Entries with chart source code:
★ ★ ★ ★ ★
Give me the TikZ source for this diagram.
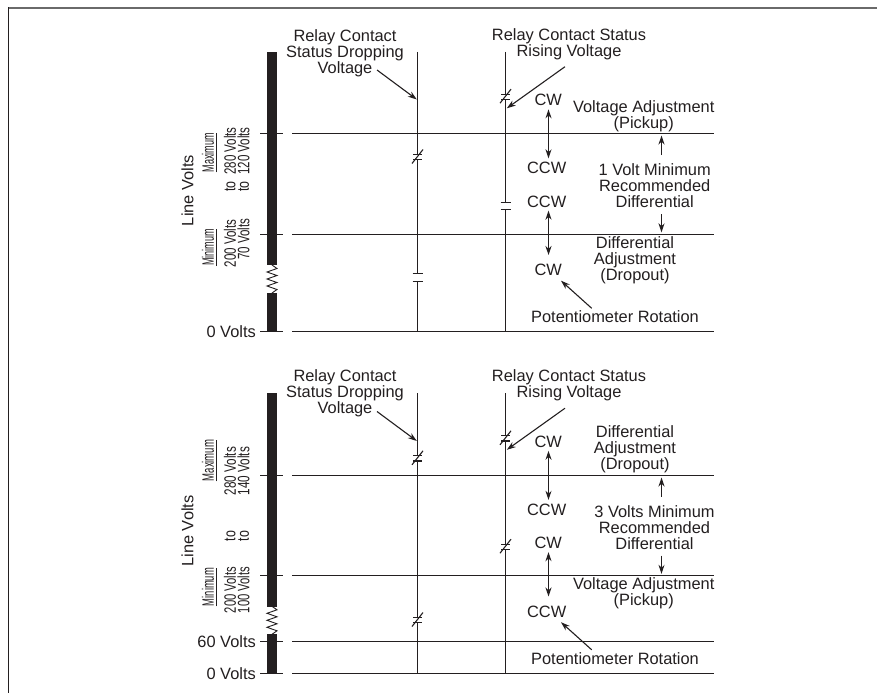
\documentclass[tikz,border=0pt]{standalone}
\usepackage{fontspec}
\setmainfont{Liberation Sans}
\usepackage{graphicx}
\usetikzlibrary{arrows.meta}
\definecolor{ink}{HTML}{231F20}
\definecolor{framegray}{HTML}{6A6A6A}
\newcommand\ctNO[2]{%
  \fill[white] (#1-6,#2-3.7) rectangle (#1+6,#2+3.7);
  \draw[ink,line width=1.2pt] (#1-5,#2-3.7) -- (#1+5,#2-3.7) (#1-5,#2+3.7) -- (#1+5,#2+3.7);}
\newcommand\ctNC[2]{%
  \fill[white] (#1-6,#2-2.6) rectangle (#1+6,#2+2.6);
  \draw[ink,line width=1.2pt] (#1-4.5,#2-2.6) -- (#1+4.5,#2-2.6) (#1-4.5,#2+2.6) -- (#1+4.5,#2+2.6);
  \draw[ink,line width=1.1pt] (#1-5.5,#2+6.5) -- (#1+5.5,#2-7.5);}
\newcommand\zzag[1]{%
  \draw[ink,line width=0.9pt] (272,#1) -- (277,#1+3.5) -- (267,#1+7) -- (277,#1+10.5) -- (267,#1+14) -- (277,#1+17.5) -- (267,#1+21) -- (277,#1+24.5) -- (272,#1+28);}
\newcommand\rtx[5]{\node[rt] (#1) at (#2,#3) {\scalebox{#4}[1]{\fontsize{16.5}{16.5}\selectfont #5}};}
\begin{document}
\begin{tikzpicture}[x=1pt,y=-1pt,
  ln/.style={draw=ink,line width=1.2pt},
  lbl/.style={font=\fontsize{16.4}{16}\selectfont,text=ink,align=center,inner sep=0pt},
  arr/.style={draw=ink,line width=1.1pt,-{Stealth[length=9pt,width=6pt]}},
  darr/.style={draw=ink,line width=1.1pt,{Stealth[length=9pt,width=6pt]}-{Stealth[length=9pt,width=6pt]}},
  rt/.style={rotate=90,inner sep=0pt,text=ink},
]
\useasboundingbox (0,0) rectangle (877,693);
\fill[white] (0,0) rectangle (877,693);
\draw[framegray, line width=2.3pt] (8,8.3) -- (877,8.3);
\draw[ink, line width=1.4pt] (8.3,7.2) -- (8.3,693);

% ================= TOP PANEL =================
\fill[ink] (267,52) rectangle (277,265);
\zzag{265}
\fill[ink] (267,293) rectangle (277,332);
\foreach \yy in {133.5,234.5,331.5}{
  \draw[ln] (260,\yy) -- (283,\yy);
  \draw[ln] (292,\yy) -- (714,\yy);
}
\draw[ln] (417.5,52) -- (417.5,331.5);
\draw[ln] (505.5,52) -- (505.5,331.5);
\ctNC{417.5}{157}
\ctNO{417.5}{277.5}
\ctNC{505.5}{96.7}
\ctNO{505.5}{206}

\node[lbl,anchor=east] (zeroA) at (256,331.5) {0 Volts};
\node[lbl,rotate=90] (lvA) at (187.5,190.5) {Line Volts};
\rtx{maxA}{208}{152.5}{0.55}{Maximum}
\rtx{minA}{208}{247.5}{0.55}{Minimum}
\draw[ink,line width=0.9pt] ([xshift=1.8pt]maxA.south west) -- ([xshift=1.8pt]maxA.south east);
\draw[ink,line width=0.9pt] ([xshift=1.8pt]minA.south west) -- ([xshift=1.8pt]minA.south east);
\rtx{a1}{230}{151}{0.70}{280 Volts}
\rtx{a2}{230}{186.5}{0.75}{to}
\rtx{a3}{230}{243.5}{0.70}{200 Volts}
\rtx{b1}{243.5}{151}{0.70}{120 Volts}
\rtx{b2}{243.5}{186.5}{0.75}{to}
\rtx{b3}{243.5}{239}{0.70}{70 Volts}

\node[lbl] (dropA) at (345,53) {Relay Contact\\Status Dropping\\Voltage};
\node[lbl] (riseA) at (569,44) {Relay Contact Status\\Rising Voltage};
\coordinate (dropAs) at (377,70);
\coordinate (dropAt) at (416.8,99.5);
\coordinate (riseAs) at (565,66.7);
\coordinate (riseAt) at (506.8,108.3);
\draw[arr] (dropAs) -- (dropAt);
\draw[arr] (riseAs) -- (riseAt);

\node[lbl] (cwA1) at (548.3,100) {CW};
\node[lbl] (ccwA1) at (546.7,168.3) {CCW};
\node[lbl] (ccwA2) at (546.7,201.7) {CCW};
\node[lbl] (cwA2) at (548.3,270) {CW};
\coordinate (dA1s) at (548.5,109.3);
\coordinate (dA1e) at (548.5,158.3);
\coordinate (dA2s) at (548.5,210.7);
\coordinate (dA2e) at (548.5,255);
\draw[darr] (dA1s) -- (dA1e);
\draw[darr] (dA2s) -- (dA2e);

\node[lbl] (vaA) at (643.7,116) {Voltage Adjustment\\(Pickup)};
\node[lbl] (mnA) at (654.7,186) {1 Volt Minimum\\Recommended\\Differential};
\node[lbl] (daA) at (635,260.5) {Differential\\Adjustment\\(Dropout)};
\coordinate (upAs) at (661.5,155);
\coordinate (upAt) at (661.5,135.5);
\coordinate (dnAs) at (661.5,214);
\coordinate (dnAt) at (661.5,232.3);
\draw[arr] (upAs) -- (upAt);
\draw[arr] (dnAs) -- (dnAt);
\node[lbl] (potA) at (615,317) {Potentiometer Rotation};
\coordinate (potAs) at (591.7,308.3);
\coordinate (potAt) at (561,280.7);
\draw[arr] (potAs) -- (potAt);

% ================= BOTTOM PANEL =================
\fill[ink] (267,393.3) rectangle (277,606.7);
\zzag{606.3}
\fill[ink] (267,634.3) rectangle (277,673.5);
\foreach \yy in {475.5,575.5,641.5,673.5}{
  \draw[ln] (260,\yy) -- (283,\yy);
  \draw[ln] (292,\yy) -- (714,\yy);
}
\draw[ln] (417.5,393.3) -- (417.5,673.5);
\draw[ln] (505.5,393.3) -- (505.5,673.5);
\ctNC{417.5}{458.3}
\ctNC{417.5}{620}
\ctNC{505.5}{438.3}
\ctNC{505.5}{546.7}

\node[lbl,anchor=east] (sixtyB) at (256,641.5) {60 Volts};
\node[lbl,anchor=east] (zeroB) at (256,673.5) {0 Volts};
\node[lbl,rotate=90] (lvB) at (187.5,531) {Line Volts};
\rtx{maxB}{208}{460.5}{0.58}{Maximum}
\rtx{minB}{208}{587}{0.57}{Minimum}
\draw[ink,line width=0.9pt] ([xshift=1.8pt]maxB.south west) -- ([xshift=1.8pt]maxB.south east);
\draw[ink,line width=0.9pt] ([xshift=1.8pt]minB.south west) -- ([xshift=1.8pt]minB.south east);
\rtx{c1}{230}{471}{0.71}{280 Volts}
\rtx{c2}{230}{536}{0.75}{to}
\rtx{c3}{230}{590}{0.68}{200 Volts}
\rtx{e1}{243.5}{471}{0.71}{140 Volts}
\rtx{e2}{243.5}{536}{0.75}{to}
\rtx{e3}{243.5}{590}{0.68}{100 Volts}

\node[lbl] (dropB) at (345,393.7) {Relay Contact\\Status Dropping\\Voltage};
\node[lbl] (riseB) at (569,385.5) {Relay Contact Status\\Rising Voltage};
\coordinate (dropBs) at (377,411.5);
\coordinate (dropBt) at (416.8,441);
\coordinate (riseBs) at (565,408.2);
\coordinate (riseBt) at (506.8,449.8);
\draw[arr] (dropBs) -- (dropBt);
\draw[arr] (riseBs) -- (riseBt);

\node[lbl] (cwB1) at (548.3,441.5) {CW};
\node[lbl] (ccwB1) at (546.7,509.8) {CCW};
\node[lbl] (cwB2) at (548.3,543.2) {CW};
\node[lbl] (ccwB2) at (546.7,611.5) {CCW};
\coordinate (dB1s) at (548.5,450.8);
\coordinate (dB1e) at (548.5,499.8);
\coordinate (dB2s) at (548.5,552.2);
\coordinate (dB2e) at (548.5,596.5);
\draw[darr] (dB1s) -- (dB1e);
\draw[darr] (dB2s) -- (dB2e);

\node[lbl] (daB) at (635,449) {Differential\\Adjustment\\(Dropout)};
\node[lbl] (mnB) at (654.5,527.3) {3 Volts Minimum\\Recommended\\Differential};
\node[lbl] (vaB) at (643.7,593.3) {Voltage Adjustment\\(Pickup)};
\coordinate (upBs) at (661.5,496.5);
\coordinate (upBt) at (661.5,477.5);
\coordinate (dnBs) at (661.5,555.5);
\coordinate (dnBt) at (661.5,573.8);
\draw[arr] (upBs) -- (upBt);
\draw[arr] (dnBs) -- (dnBt);
\node[lbl] (potB) at (615,658.3) {Potentiometer Rotation};
\coordinate (potBs) at (591.7,649.8);
\coordinate (potBt) at (561,622.2);
\draw[arr] (potBs) -- (potBt);
\end{tikzpicture}
\end{document}
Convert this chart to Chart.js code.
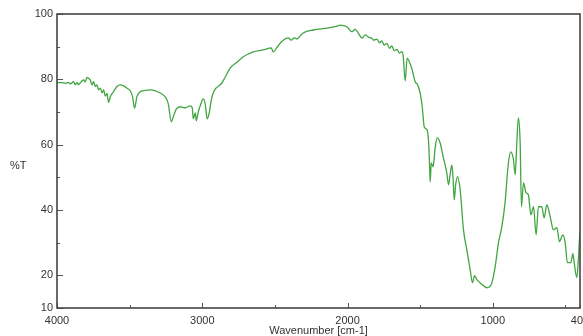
<!DOCTYPE html>
<html>
<head>
<meta charset="utf-8">
<title>IR spectrum</title>
<script src="https://cdn.jsdelivr.net/npm/chart.js@4.4.1/dist/chart.umd.min.js"></script>
<style>
  html, body { margin: 0; padding: 0; background: #fff; }
  canvas { display: block; }
</style>
</head>
<body>
<canvas id="irChart" width="583" height="336"></canvas>
<script>
// spectrum points: wavenumber (cm-1) and transmittance (%T)
const wavenumbers = [
  4000, 3964, 3943, 3920, 3908, 3886, 3874, 3862, 3851, 3833,
  3817, 3805, 3794, 3783, 3771, 3759, 3748, 3736, 3725, 3714,
  3702, 3690, 3679, 3668, 3656, 3645, 3633, 3611, 3587, 3564,
  3542, 3518, 3496, 3480, 3466, 3450, 3427, 3404, 3358, 3289,
  3255, 3234, 3213, 3200, 3179, 3152, 3117, 3083, 3069, 3062,
  3048, 3041, 3028, 3014, 2993, 2980, 2966, 2952, 2938, 2918,
  2866, 2842, 2807, 2759, 2718, 2649, 2580, 2525, 2512, 2484,
  2450, 2408, 2388, 2367, 2346, 2326, 2305, 2236, 2140, 2071,
  2051, 2005, 1970, 1947, 1925, 1901, 1879, 1856, 1833, 1822,
  1798, 1780, 1764, 1748, 1729, 1711, 1695, 1679, 1660, 1643,
  1626, 1617, 1603, 1590, 1569, 1555, 1534, 1521, 1500, 1486,
  1472, 1452, 1442, 1435, 1431, 1424, 1411, 1397, 1383, 1363,
  1342, 1317, 1305, 1294, 1282, 1273, 1266, 1256, 1243, 1225,
  1202, 1179, 1156, 1140, 1126, 1110, 1080, 1041, 1025, 1007,
  984, 961, 938, 916, 893, 876, 858, 846, 835, 824,
  812, 803, 789, 771, 755, 738, 720, 702, 686, 663,
  647, 628, 605, 583, 559, 542, 518, 502, 487, 463,
  449, 440, 422, 410, 403, 400
];
const transmittance = [
  79.0, 79.0, 78.8, 79.0, 78.6, 79.3, 78.3, 79.0, 78.4, 79.3,
  79.8, 79.2, 80.6, 80.3, 79.8, 78.3, 79.3, 77.8, 78.3, 76.8,
  77.3, 75.9, 76.8, 74.9, 75.7, 72.9, 74.7, 76.2, 77.8, 78.3,
  78.0, 77.3, 76.5, 74.7, 71.2, 74.7, 76.2, 76.5, 76.8, 75.8,
  74.6, 72.5, 67.0, 68.5, 70.9, 71.6, 71.3, 71.9, 71.3, 67.9,
  69.7, 67.3, 70.0, 71.9, 74.0, 72.5, 67.9, 69.7, 73.7, 76.5,
  78.8, 80.7, 83.5, 85.3, 86.9, 88.4, 89.0, 89.6, 88.4, 89.9,
  91.7, 92.7, 92.0, 92.7, 92.4, 93.3, 94.2, 95.1, 95.7, 96.3,
  96.6, 96.1, 94.6, 95.3, 94.1, 92.6, 93.6, 92.9, 92.6, 92.0,
  92.3, 91.2, 91.8, 90.5, 91.0, 89.5, 90.2, 88.8, 89.2, 88.0,
  88.5, 87.2, 79.5, 86.5, 84.7, 82.9, 79.2, 78.6, 75.8, 71.6,
  65.4, 64.5, 60.6, 53.2, 48.6, 54.4, 53.2, 59.0, 62.1, 60.6,
  56.3, 51.4, 47.7, 50.8, 53.8, 49.2, 43.1, 47.7, 50.2, 46.2,
  33.9, 27.8, 21.7, 17.7, 19.9, 18.7, 17.4, 16.2, 16.4, 17.7,
  22.6, 30.0, 34.9, 42.2, 54.4, 57.8, 55.4, 50.8, 60.6, 68.2,
  60.6, 41.0, 48.3, 45.3, 44.6, 38.5, 41.0, 32.4, 41.0, 41.0,
  37.6, 41.6, 37.9, 33.9, 34.6, 30.3, 32.4, 30.0, 23.9, 23.9,
  26.6, 23.9, 19.3, 25.7, 31.5, 33.0
];

// axis ticks
const xTicks = [4000, 3500, 3000, 2500, 2000, 1500, 1000, 500, 400];
const xLabeled = [4000, 3000, 2000, 1000, 400];
const yTicks = [10, 20, 30, 40, 50, 60, 70, 80, 90, 100];
const yLabeled = [10, 20, 40, 60, 80, 100];

const ink = '#333333';
Chart.defaults.font.family = '"Liberation Sans", Arial, sans-serif';
Chart.defaults.font.size = 11;
Chart.defaults.color = ink;

// frame round the plot, short inward tick marks and the %T label
const frameTicks = {
  id: 'frameTicks',
  afterDatasetsDraw(chart) {
    const { ctx, chartArea: a, scales } = chart;
    ctx.save();
    ctx.strokeStyle = '#555';
    ctx.lineWidth = 1;
    yTicks.forEach(v => {
      const y = Math.round(scales.y.getPixelForValue(v)) + 0.5;
      const len = yLabeled.includes(v) ? 6 : 3;
      ctx.beginPath();
      ctx.moveTo(a.left, y);
      ctx.lineTo(a.left + len, y);
      ctx.stroke();
    });
    xTicks.forEach(v => {
      const x = Math.round(scales.x.getPixelForValue(v)) + 0.5;
      const len = v % 1000 === 0 ? 5 : 3;
      ctx.beginPath();
      ctx.moveTo(x, a.bottom);
      ctx.lineTo(x, a.bottom - len);
      ctx.stroke();
    });
    ctx.strokeStyle = '#444';
    ctx.lineWidth = 1.6;
    ctx.strokeRect(a.left, a.top, a.right - a.left, a.bottom - a.top);
    ctx.fillStyle = ink;
    ctx.font = '11px "Liberation Sans", Arial, sans-serif';
    ctx.textAlign = 'left';
    ctx.textBaseline = 'middle';
    ctx.fillText('%T', 10, 166);
    ctx.restore();
  }
};

new Chart(document.getElementById('irChart'), {
  type: 'line',
  data: {
    datasets: [{
      data: wavenumbers.map((w, i) => ({ x: w, y: transmittance[i] })),
      borderColor: '#41a541',
      borderWidth: 1.3,
      pointRadius: 0,
      fill: false,
      cubicInterpolationMode: 'monotone'
    }]
  },
  options: {
    responsive: false,
    animation: false,
    layout: { padding: { top: 14, right: 3, left: 0, bottom: 0 } },
    plugins: { legend: { display: false }, tooltip: { enabled: false } },
    scales: {
      x: {
        type: 'linear',
        reverse: true,
        min: 400,
        max: 4000,
        afterBuildTicks: s => { s.ticks = xTicks.map(v => ({ value: v })); },
        afterFit: s => { s.height = 28; s.paddingLeft = 0; s.paddingRight = 0; },
        grid: { display: false, drawTicks: false },
        border: { display: false },
        ticks: {
          autoSkip: false,
          maxRotation: 0,
          padding: 6,
          callback: v => xLabeled.includes(v) ? String(v) : ''
        },
        title: {
          display: true,
          text: 'Wavenumber [cm-1]',
          padding: { top: 0, bottom: -2 },
          font: { size: 11 }
        }
      },
      y: {
        min: 10,
        max: 100,
        afterBuildTicks: s => { s.ticks = yTicks.map(v => ({ value: v })); },
        afterFit: s => { s.width = 57; s.paddingTop = 0; s.paddingBottom = 0; },
        grid: { display: false, drawTicks: false },
        border: { display: false },
        ticks: {
          autoSkip: false,
          padding: 4,
          callback: v => yLabeled.includes(v) ? String(v) : ''
        }
      }
    }
  },
  plugins: [frameTicks]
});
</script>
</body>
</html>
★ ★ ★ ★ ★
AIM - Give back exactly the lines from the top of the records to the line containing "(8.3,7.2) -- (8.3,693);", both included, and no pictures.

SOLUTION -
Give me the TikZ source for this diagram.
\documentclass[tikz,border=0pt]{standalone}
\usepackage{fontspec}
\setmainfont{Liberation Sans}
\usepackage{graphicx}
\usetikzlibrary{arrows.meta}
\definecolor{ink}{HTML}{231F20}
\definecolor{framegray}{HTML}{6A6A6A}
\newcommand\ctNO[2]{%
  \fill[white] (#1-6,#2-3.7) rectangle (#1+6,#2+3.7);
  \draw[ink,line width=1.2pt] (#1-5,#2-3.7) -- (#1+5,#2-3.7) (#1-5,#2+3.7) -- (#1+5,#2+3.7);}
\newcommand\ctNC[2]{%
  \fill[white] (#1-6,#2-2.6) rectangle (#1+6,#2+2.6);
  \draw[ink,line width=1.2pt] (#1-4.5,#2-2.6) -- (#1+4.5,#2-2.6) (#1-4.5,#2+2.6) -- (#1+4.5,#2+2.6);
  \draw[ink,line width=1.1pt] (#1-5.5,#2+6.5) -- (#1+5.5,#2-7.5);}
\newcommand\zzag[1]{%
  \draw[ink,line width=0.9pt] (272,#1) -- (277,#1+3.5) -- (267,#1+7) -- (277,#1+10.5) -- (267,#1+14) -- (277,#1+17.5) -- (267,#1+21) -- (277,#1+24.5) -- (272,#1+28);}
\newcommand\rtx[5]{\node[rt] (#1) at (#2,#3) {\scalebox{#4}[1]{\fontsize{16.5}{16.5}\selectfont #5}};}
\begin{document}
\begin{tikzpicture}[x=1pt,y=-1pt,
  ln/.style={draw=ink,line width=1.2pt},
  lbl/.style={font=\fontsize{16.4}{16}\selectfont,text=ink,align=center,inner sep=0pt},
  arr/.style={draw=ink,line width=1.1pt,-{Stealth[length=9pt,width=6pt]}},
  darr/.style={draw=ink,line width=1.1pt,{Stealth[length=9pt,width=6pt]}-{Stealth[length=9pt,width=6pt]}},
  rt/.style={rotate=90,inner sep=0pt,text=ink},
]
\useasboundingbox (0,0) rectangle (877,693);
\fill[white] (0,0) rectangle (877,693);
\draw[framegray, line width=2.3pt] (8,8.3) -- (877,8.3);
\draw[ink, line width=1.4pt] (8.3,7.2) -- (8.3,693);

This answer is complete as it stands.